Stated exercise: Print the lines from the one that contains "Output the Python" to the one that contains "import seaborn as sns", inclusive, exactly as they appear, and please drop any pictures.

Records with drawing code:
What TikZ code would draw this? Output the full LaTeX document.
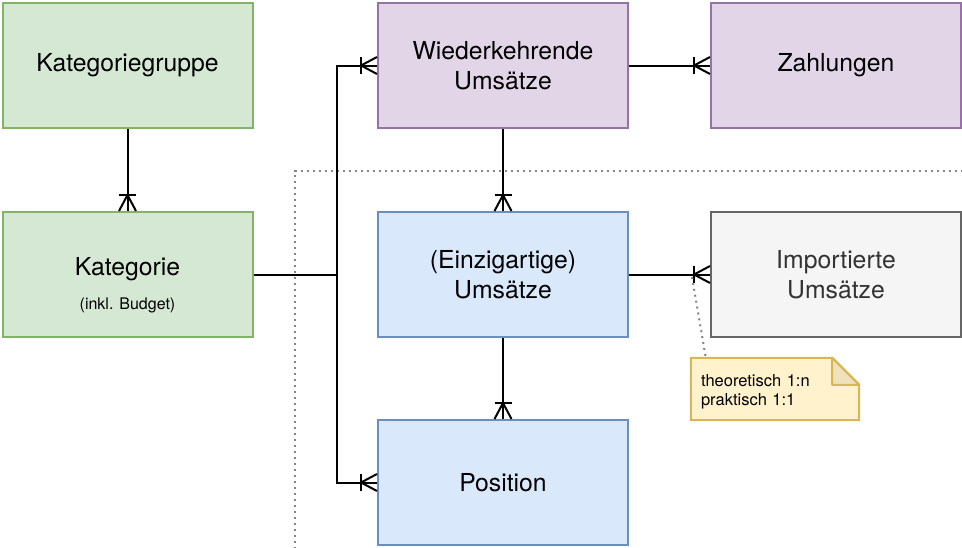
\documentclass[tikz,border=0pt]{standalone}
\usepackage{fontspec}
\setmainfont{TeX Gyre Heros}
\usetikzlibrary{decorations.markings,backgrounds}
\definecolor{grFill}{HTML}{D5E8D4}
\definecolor{grLine}{HTML}{82B366}
\definecolor{puFill}{HTML}{E1D5E7}
\definecolor{puLine}{HTML}{9673A6}
\definecolor{blFill}{HTML}{DAE8FC}
\definecolor{blLine}{HTML}{6C8EBF}
\definecolor{gyFill}{HTML}{F5F5F5}
\definecolor{gyLine}{HTML}{666666}
\definecolor{gyText}{HTML}{333333}
\definecolor{ntFill}{HTML}{FFF2CC}
\definecolor{ntLine}{HTML}{D6B656}
\definecolor{ntFold}{HTML}{EFE1BA}
\definecolor{dotGray}{HTML}{858585}
\begin{document}
\begin{tikzpicture}[x=1pt,y=-1pt,
  box/.style={draw, line width=2pt, minimum width=250pt, minimum height=125pt,
    align=center, inner sep=0pt, font=\fontsize{24.75}{30}\selectfont},
  green/.style={box, fill=grFill, draw=grLine},
  purple/.style={box, fill=puFill, draw=puLine},
  blue/.style={box, fill=blFill, draw=blLine},
  grey/.style={box, fill=gyFill, draw=gyLine, text=gyText},
  conn/.style={line width=2pt},
  crowfoot/.style={conn, postaction={decorate}, decoration={markings,
    mark=at position 1 with {
      \draw[line width=2pt] (-16pt,-8.5pt) -- (-16pt,8.5pt);
      \draw[line width=2pt] (0pt,-8.5pt) -- (-16pt,0pt) -- (0pt,8.5pt);}}},
  dotline/.style={draw=dotGray, line width=2pt, dash pattern=on 2pt off 4pt},
  notebox/.style={minimum width=168pt, minimum height=62pt, inner xsep=10pt,
    inner ysep=0pt, text width=148pt, align=left,
    font=\fontsize{16.5}{18.5}\selectfont}
]
\useasboundingbox (0,0) rectangle (962,547);

% dotted frame
\coordinate (f1) at (295,549);
\coordinate (f3) at (964,170.5);
\draw[dotline] (f1) |- (f3);

% boxes
\node[green]  (kg)  at (127.5,65.5)  {Kategoriegruppe};
\node[green]  (kat) at (127.5,274.5) {\rule{0pt}{40pt}Kategorie\\[4pt]{\fontsize{16}{19}\selectfont(inkl. Budget)}};
\node[purple] (wu)  at (503,65.5)    {Wiederkehrende\\Umsätze};
\node[purple] (za)  at (836,65.5)    {Zahlungen};
\node[blue]   (eu)  at (503,274.5)   {(Einzigartige)\\Umsätze};
\node[grey]   (imp) at (836,274.5)   {Importierte\\Umsätze};
\node[blue]   (pos) at (503,482.5)   {Position};

% note
\node[notebox] (note) at (775,389) {\rule{0pt}{17.9pt}theoretisch 1:n\\praktisch 1:1};
\begin{scope}[on background layer]
  \draw[ntLine, fill=ntFill, line width=2pt]
    (note.north west) -- ([xshift=-27pt]note.north east)
    -- ([yshift=-27pt]note.north east) -- (note.south east)
    -- (note.south west) -- cycle;
  \draw[ntLine, fill=ntFold, line width=2pt, line join=round]
    ([xshift=-27pt]note.north east) -- ([xshift=-27pt,yshift=-27pt]note.north east)
    -- ([yshift=-27pt]note.north east) -- cycle;
\end{scope}

% connectors
\coordinate (j) at (336.5,274.5);
\draw[crowfoot] (kg.south) -- (kat.north);
\draw[conn] (kat.east) -- (j);
\draw[crowfoot] (j) |- (wu.west);
\draw[crowfoot] (j) |- (pos.west);
\draw[crowfoot] (wu.south) -- (eu.north);
\draw[crowfoot] (wu.east) -- (za.west);
\draw[crowfoot] (eu.east) -- (imp.west);
\draw[crowfoot] (eu.south) -- (pos.north);

% note link
\coordinate (nc) at (692,277);
\draw[dotline] (nc) -- ([xshift=15pt]note.north west);
\end{tikzpicture}
\end{document}
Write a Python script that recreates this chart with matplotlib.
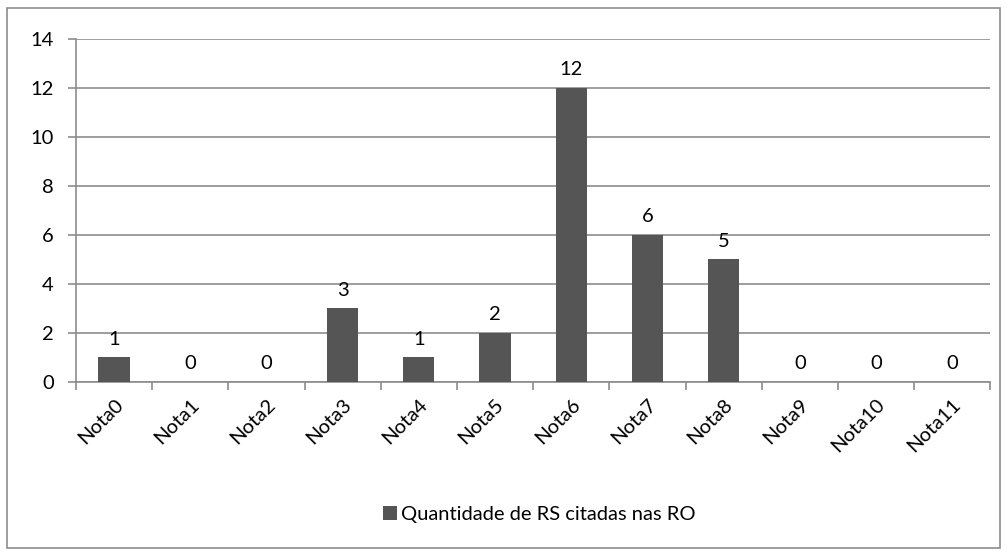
import numpy as np
import matplotlib.pyplot as plt
from matplotlib.patches import Rectangle

categories = ['Nota0', 'Nota1', 'Nota2', 'Nota3', 'Nota4', 'Nota5',
              'Nota6', 'Nota7', 'Nota8', 'Nota9', 'Nota10', 'Nota11']
values = [1, 0, 0, 3, 1, 2, 12, 6, 5, 0, 0, 0]
series_name = 'Quantidade de RS citadas nas RO'

plt.rcParams['font.family'] = ['Lato', 'DejaVu Sans']

fig = plt.figure(figsize=(10.08, 5.56), dpi=100)
ax = fig.add_axes([0.0754, 0.313, 0.907, 0.617])

x = np.arange(len(categories))
bars = ax.bar(x, values, width=0.41, color='#555555', label=series_name, zorder=3)

for xi, v in zip(x, values):
    ax.text(xi, v + 0.4, str(v), ha='center', va='bottom', fontsize=14.5, color='black')

ax.set_xlim(-0.5, len(categories) - 0.5)
ax.set_ylim(0, 14)
ax.set_yticks(range(0, 15, 2))
ax.grid(axis='y', color='#8c8c8c', linewidth=1.2, zorder=0)
ax.tick_params(axis='y', labelsize=14.5, length=6, color='#8c8c8c', width=1.2, pad=10)

ax.set_xticks(x)
ax.set_xticklabels(categories, rotation=45, ha='right', rotation_mode='anchor', fontsize=14.5)
ax.tick_params(axis='x', length=0, pad=10)
ax.set_xticks(np.arange(-0.5, len(categories)), minor=True)
ax.tick_params(axis='x', which='minor', length=6, color='#8c8c8c', width=1.2)

for s in ['top', 'right']:
    ax.spines[s].set_visible(False)
for s in ['left', 'bottom']:
    ax.spines[s].set_color('#8c8c8c')
    ax.spines[s].set_linewidth(1.2)

leg = fig.legend(handles=[bars], labels=[series_name], loc='center',
                 bbox_to_anchor=(0.535, 0.075), frameon=False, fontsize=14.5,
                 handlelength=0.7, handleheight=0.7, handletextpad=0.2)

fig.patches.append(Rectangle((7 / 1008, 1 - 548 / 556), 993 / 1008, 540 / 556,
                             transform=fig.transFigure, fill=False,
                             edgecolor='#8c8c8c', linewidth=1.2))

fig.savefig('out.png', dpi=100)
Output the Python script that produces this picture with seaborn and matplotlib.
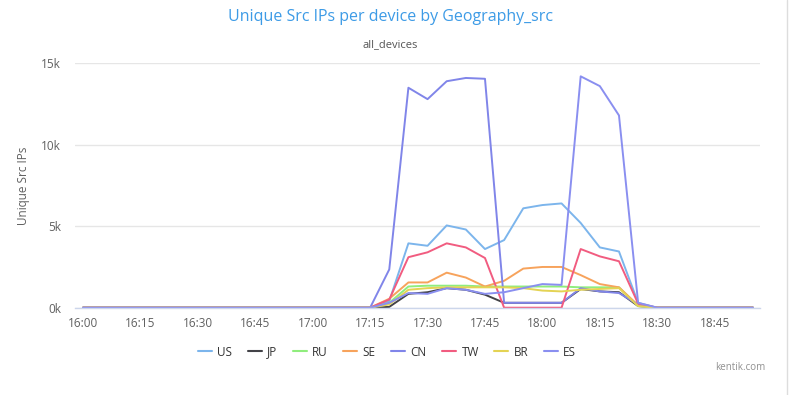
import pandas as pd
import numpy as np
import matplotlib
matplotlib.use('Agg')
import matplotlib.pyplot as plt
import matplotlib.dates as mdates
from matplotlib.lines import Line2D
import seaborn as sns

# Sample times, every 5 minutes from 16:00 to 18:55
times = pd.date_range('2017-01-01 16:00', '2017-01-01 18:55', freq='5min')

# Unique source IPs (thousands) per geography
us = [0, 0, 0, 0, 0, 0, 0, 0, 0, 0, 0, 0, 0, 0, 0,
      0, 0.4, 3.95, 3.8, 5.05, 4.8, 3.6, 4.15, 6.1, 6.3, 6.4, 5.2, 3.7, 3.45, 0.3,
      0, 0, 0, 0, 0, 0]
jp = [0, 0, 0, 0, 0, 0, 0, 0, 0, 0, 0, 0, 0, 0, 0,
      0, 0.05, 0.85, 0.95, 1.2, 1.1, 0.8, 0.3, 0.3, 0.3, 0.3, 1.15, 1.0, 0.95, 0.1,
      0, 0, 0, 0, 0, 0]
ru = [0, 0, 0, 0, 0, 0, 0, 0, 0, 0, 0, 0, 0, 0, 0,
      0, 0.3, 1.3, 1.35, 1.35, 1.35, 1.3, 1.3, 1.3, 1.3, 1.3, 1.25, 1.25, 1.25, 0.1,
      0, 0, 0, 0, 0, 0]
se = [0, 0, 0, 0, 0, 0, 0, 0, 0, 0, 0, 0, 0, 0, 0,
      0, 0.55, 1.55, 1.55, 2.15, 1.85, 1.3, 1.65, 2.4, 2.5, 2.5, 2.0, 1.45, 1.25, 0.15,
      0, 0, 0, 0, 0, 0]
cn = [0, 0, 0, 0, 0, 0, 0, 0, 0, 0, 0, 0, 0, 0, 0,
      0, 2.35, 13.5, 12.8, 13.9, 14.1, 14.05, 0.3, 0.3, 0.3, 0.3, 1.2, 1.0, 0.9, 0.2,
      0, 0, 0, 0, 0, 0]
tw = [0, 0, 0, 0, 0, 0, 0, 0, 0, 0, 0, 0, 0, 0, 0,
      0, 0.5, 3.1, 3.4, 3.95, 3.7, 3.05, 0, 0, 0, 0, 3.6, 3.15, 2.85, 0.25,
      0, 0, 0, 0, 0, 0]
br = [0, 0, 0, 0, 0, 0, 0, 0, 0, 0, 0, 0, 0, 0, 0,
      0, 0.2, 1.1, 1.2, 1.25, 1.25, 1.25, 1.25, 1.2, 1.05, 1.0, 1.1, 1.15, 1.2, 0.1,
      0, 0, 0, 0, 0, 0]
es = [0, 0, 0, 0, 0, 0, 0, 0, 0, 0, 0, 0, 0, 0, 0,
      0, 0.3, 0.9, 0.85, 1.2, 1.1, 0.85, 0.95, 1.2, 1.45, 1.4, 14.2, 13.6, 11.8, 0.3,
      0, 0, 0, 0, 0, 0]

geos = ['US', 'JP', 'RU', 'SE', 'CN', 'TW', 'BR', 'ES']
colors = ['#7cb5ec', '#434348', '#90ed7d', '#f7a35c', '#8085e9', '#f15c80', '#e4d354', '#8a8ff0']

series = dict(zip(geos, [us, jp, ru, se, cn, tw, br, es]))
df = pd.concat([pd.DataFrame({'time': times, 'ips': vals, 'geo': g}) for g, vals in series.items()],
               ignore_index=True)

sns.set_style('white')
plt.rcParams['font.family'] = ['Open Sans', 'DejaVu Sans']

fig = plt.figure(figsize=(7.9, 3.95), dpi=100)
ax = fig.add_axes([75 / 790, 1 - 307.7 / 395, 685 / 790, (307.7 - 63.3) / 395])

sns.lineplot(data=df, x='time', y='ips', hue='geo', hue_order=geos,
             palette=dict(zip(geos, colors)), linewidth=1.4, legend=False, ax=ax)

ax.set_ylim(0, 15)
ax.set_yticks([0, 5, 10, 15])
ax.yaxis.set_major_formatter(matplotlib.ticker.FuncFormatter(lambda v, p: f'{v:.0f}k'))
ax.set_xlim(pd.Timestamp('2017-01-01 15:57:55'), pd.Timestamp('2017-01-01 18:56:50'))
ax.xaxis.set_major_locator(mdates.MinuteLocator(byminute=[0, 15, 30, 45]))
ax.xaxis.set_major_formatter(mdates.DateFormatter('%H:%M'))

ax.grid(axis='y', color='#e6e6e6', linewidth=1)
ax.grid(axis='x', visible=False)
for s in ['top', 'right', 'left']:
    ax.spines[s].set_visible(False)
ax.spines['bottom'].set_color('#ccd6eb')
ax.spines['bottom'].set_linewidth(1)
ax.tick_params(axis='x', length=5, width=0.8, color='#ccd6eb', labelsize=8.5, labelcolor='#606060', pad=2)
ax.tick_params(axis='y', length=0, labelsize=8.5, labelcolor='#606060', pad=10)

ax.set_xlabel('')
ax.set_ylabel('Unique Src IPs', fontsize=8.5, color='#606060')
ax.yaxis.set_label_coords(-0.066, 0.5)

fig.text(0.494, 1 - 17 / 395, 'Unique Src IPs per device by Geography_src', ha='center', va='center',
         fontsize=11.5, color='#3d9be6')
fig.text(0.494, 1 - 45 / 395, 'all_devices', ha='center', va='center', fontsize=8, color='#555555')
fig.text(740 / 790, 1 - 367 / 395, 'kentik.com', ha='center', va='center', fontsize=7, color='#909090')

handles = [Line2D([0], [0], color=c, linewidth=1.5) for c in colors]
fig.legend(handles, geos, loc='center', bbox_to_anchor=(0.49, 1 - 352 / 395), ncol=8, frameon=False,
           fontsize=8.5, handlelength=1.2, handletextpad=0.45, columnspacing=1.3,
           labelcolor='#333333')

# right border of the screenshot panel
fig.add_artist(Line2D([787 / 790, 787 / 790], [0, 1], color='#dddddd', linewidth=1))

fig.savefig('out.png', dpi=100)
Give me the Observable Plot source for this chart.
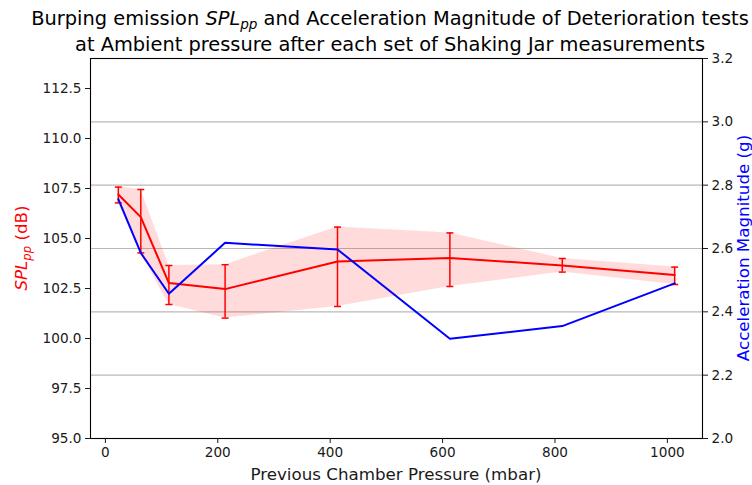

Output below:
Output the Python script that produces this picture with seaborn and matplotlib.
import pandas as pd
import numpy as np
import matplotlib
matplotlib.use('Agg')
import matplotlib.pyplot as plt
import matplotlib.dates as mdates
from matplotlib.lines import Line2D
import seaborn as sns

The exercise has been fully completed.